[Records]

::::

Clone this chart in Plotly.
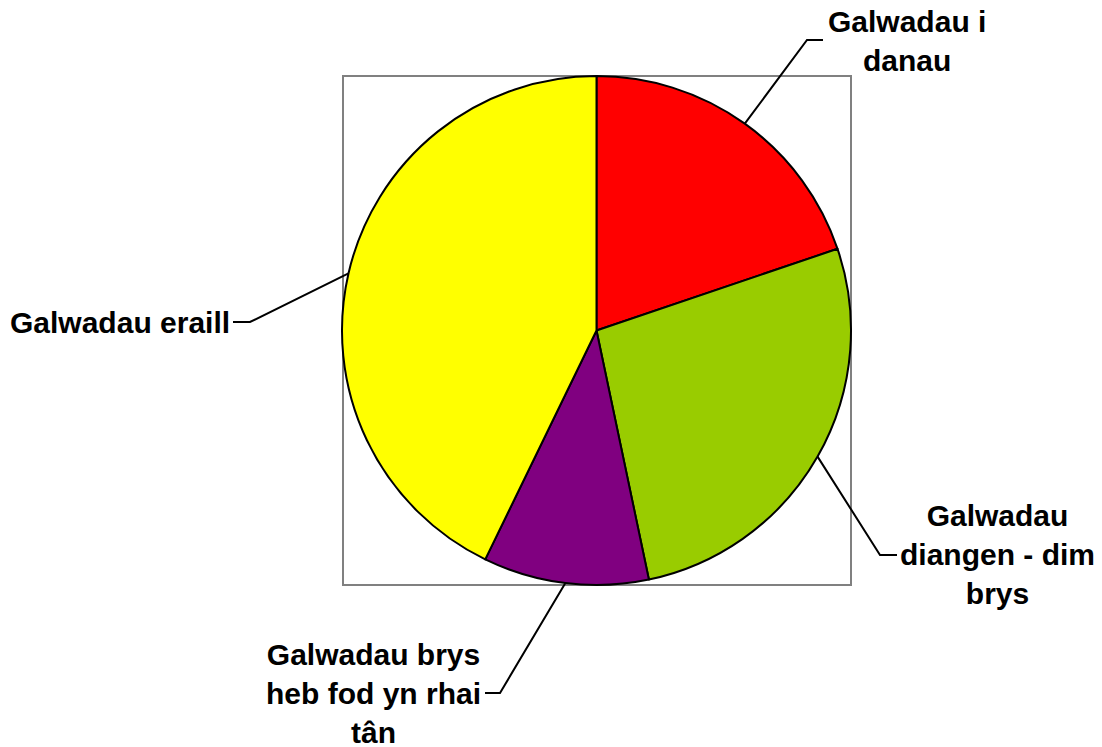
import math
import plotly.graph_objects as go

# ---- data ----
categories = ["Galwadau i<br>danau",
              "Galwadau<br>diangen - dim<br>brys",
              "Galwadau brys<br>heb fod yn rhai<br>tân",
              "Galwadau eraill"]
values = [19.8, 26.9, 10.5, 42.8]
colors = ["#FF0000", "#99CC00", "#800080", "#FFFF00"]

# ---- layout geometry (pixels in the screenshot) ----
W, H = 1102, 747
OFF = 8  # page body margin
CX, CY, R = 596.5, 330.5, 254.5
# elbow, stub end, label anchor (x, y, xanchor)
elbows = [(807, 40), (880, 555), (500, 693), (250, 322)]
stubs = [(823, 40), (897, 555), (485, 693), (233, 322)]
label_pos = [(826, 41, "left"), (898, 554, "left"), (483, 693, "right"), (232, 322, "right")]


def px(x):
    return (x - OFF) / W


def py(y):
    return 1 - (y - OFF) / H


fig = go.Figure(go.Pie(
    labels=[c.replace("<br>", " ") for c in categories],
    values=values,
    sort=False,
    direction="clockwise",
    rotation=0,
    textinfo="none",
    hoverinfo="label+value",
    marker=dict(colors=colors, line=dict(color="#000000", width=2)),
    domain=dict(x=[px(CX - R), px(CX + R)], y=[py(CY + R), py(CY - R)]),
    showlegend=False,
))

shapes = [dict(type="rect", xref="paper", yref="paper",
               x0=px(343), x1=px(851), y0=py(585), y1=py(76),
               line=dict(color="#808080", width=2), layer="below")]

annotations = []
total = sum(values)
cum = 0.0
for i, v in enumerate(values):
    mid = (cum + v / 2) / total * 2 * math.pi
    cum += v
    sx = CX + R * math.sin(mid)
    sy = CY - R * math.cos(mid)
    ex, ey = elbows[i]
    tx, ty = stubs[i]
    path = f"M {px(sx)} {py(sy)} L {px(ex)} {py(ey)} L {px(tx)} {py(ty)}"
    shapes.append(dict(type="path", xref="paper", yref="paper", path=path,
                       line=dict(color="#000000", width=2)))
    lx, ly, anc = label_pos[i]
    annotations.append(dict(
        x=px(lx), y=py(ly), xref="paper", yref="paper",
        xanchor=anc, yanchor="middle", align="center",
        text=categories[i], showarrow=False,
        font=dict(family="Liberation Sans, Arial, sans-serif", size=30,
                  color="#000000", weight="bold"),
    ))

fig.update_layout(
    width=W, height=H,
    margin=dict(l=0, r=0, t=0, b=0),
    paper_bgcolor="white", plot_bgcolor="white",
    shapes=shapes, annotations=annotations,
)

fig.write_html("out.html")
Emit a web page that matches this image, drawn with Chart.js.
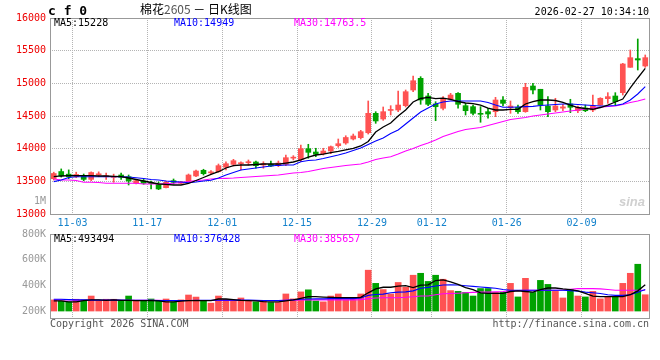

::::

**What is being asked**
Copy every record above exactly, leaving out any pictures.

**Task response**
Clone this chart in Plotly.
import math
import plotly.graph_objects as go

# ---- data ----
categories = ["Galwadau i<br>danau",
              "Galwadau<br>diangen - dim<br>brys",
              "Galwadau brys<br>heb fod yn rhai<br>tân",
              "Galwadau eraill"]
values = [19.8, 26.9, 10.5, 42.8]
colors = ["#FF0000", "#99CC00", "#800080", "#FFFF00"]

# ---- layout geometry (pixels in the screenshot) ----
W, H = 1102, 747
OFF = 8  # page body margin
CX, CY, R = 596.5, 330.5, 254.5
# elbow, stub end, label anchor (x, y, xanchor)
elbows = [(807, 40), (880, 555), (500, 693), (250, 322)]
stubs = [(823, 40), (897, 555), (485, 693), (233, 322)]
label_pos = [(826, 41, "left"), (898, 554, "left"), (483, 693, "right"), (232, 322, "right")]


def px(x):
    return (x - OFF) / W


def py(y):
    return 1 - (y - OFF) / H


fig = go.Figure(go.Pie(
    labels=[c.replace("<br>", " ") for c in categories],
    values=values,
    sort=False,
    direction="clockwise",
    rotation=0,
    textinfo="none",
    hoverinfo="label+value",
    marker=dict(colors=colors, line=dict(color="#000000", width=2)),
    domain=dict(x=[px(CX - R), px(CX + R)], y=[py(CY + R), py(CY - R)]),
    showlegend=False,
))

shapes = [dict(type="rect", xref="paper", yref="paper",
               x0=px(343), x1=px(851), y0=py(585), y1=py(76),
               line=dict(color="#808080", width=2), layer="below")]

annotations = []
total = sum(values)
cum = 0.0
for i, v in enumerate(values):
    mid = (cum + v / 2) / total * 2 * math.pi
    cum += v
    sx = CX + R * math.sin(mid)
    sy = CY - R * math.cos(mid)
    ex, ey = elbows[i]
    tx, ty = stubs[i]
    path = f"M {px(sx)} {py(sy)} L {px(ex)} {py(ey)} L {px(tx)} {py(ty)}"
    shapes.append(dict(type="path", xref="paper", yref="paper", path=path,
                       line=dict(color="#000000", width=2)))
    lx, ly, anc = label_pos[i]
    annotations.append(dict(
        x=px(lx), y=py(ly), xref="paper", yref="paper",
        xanchor=anc, yanchor="middle", align="center",
        text=categories[i], showarrow=False,
        font=dict(family="Liberation Sans, Arial, sans-serif", size=30,
                  color="#000000", weight="bold"),
    ))

fig.update_layout(
    width=W, height=H,
    margin=dict(l=0, r=0, t=0, b=0),
    paper_bgcolor="white", plot_bgcolor="white",
    shapes=shapes, annotations=annotations,
)

fig.write_html("out.html")
Emit a web page that matches this image, drawn with Chart.js.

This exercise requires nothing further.